Short-term safety is also a big concern. Society has proven more than once, that emergency responders do not always aid the abused. Abused partners face the prospect of having to completely scrap their lives and go into hiding in order to escape. If there are children involved, and there often are, the situation is further complicated by the fear of the violent partner stealing the children away. Then, once they can take steps to sever the relationship lawyers force them to justify and defend leaving in court. No matter how bad the situation was they must prove they were not at fault in many cases.
One of the first steps a violent partner takes is to isolate the abused partner. Friends and family are systematically driven away to keep the abuser happy. Without a support network which we all rely on, the abused person feels he or she will have to work alone to succeed. Leaving becomes an overwhelming task.
While it is certainly safer to walk away in the long term than it is to stay, it is never easier. The abused partner faces the daily certainty of demoralization and unpredictable violence. They must always strive to keep a good face on situations they have little or no control over.

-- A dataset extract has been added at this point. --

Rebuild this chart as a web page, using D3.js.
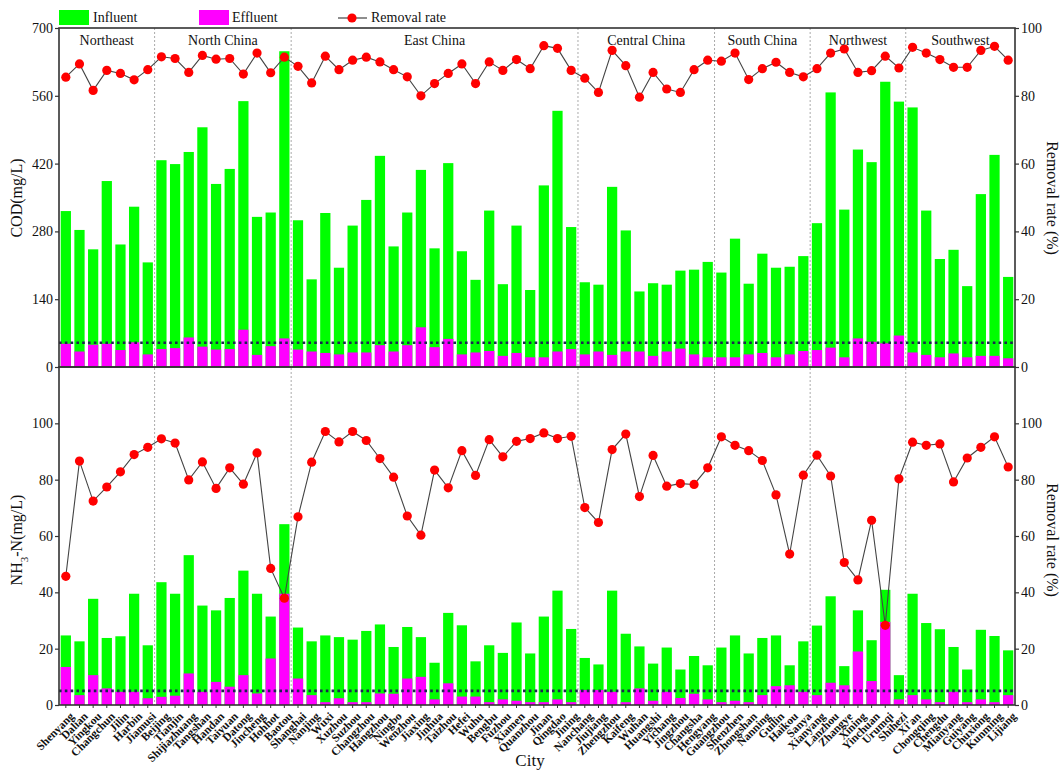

They often hope that someone notices what is wrong and offers more help than just advice or more condemnation.
You may know someone in a relationship with violent person and feel hamstrung when your friend appears to accept the situation or makes excuses for the violence they live with. You can help this person best by helping them to establish an escape route and place to hide. Perhaps, if you are able, you can offer them a loan to secure a new home for them and their children. Investigate shelters for them and become their go to' person when they are ready. Yes, you risk much without any assurance of return, but in the end, there will be one less grave dug in the name of domestic violence.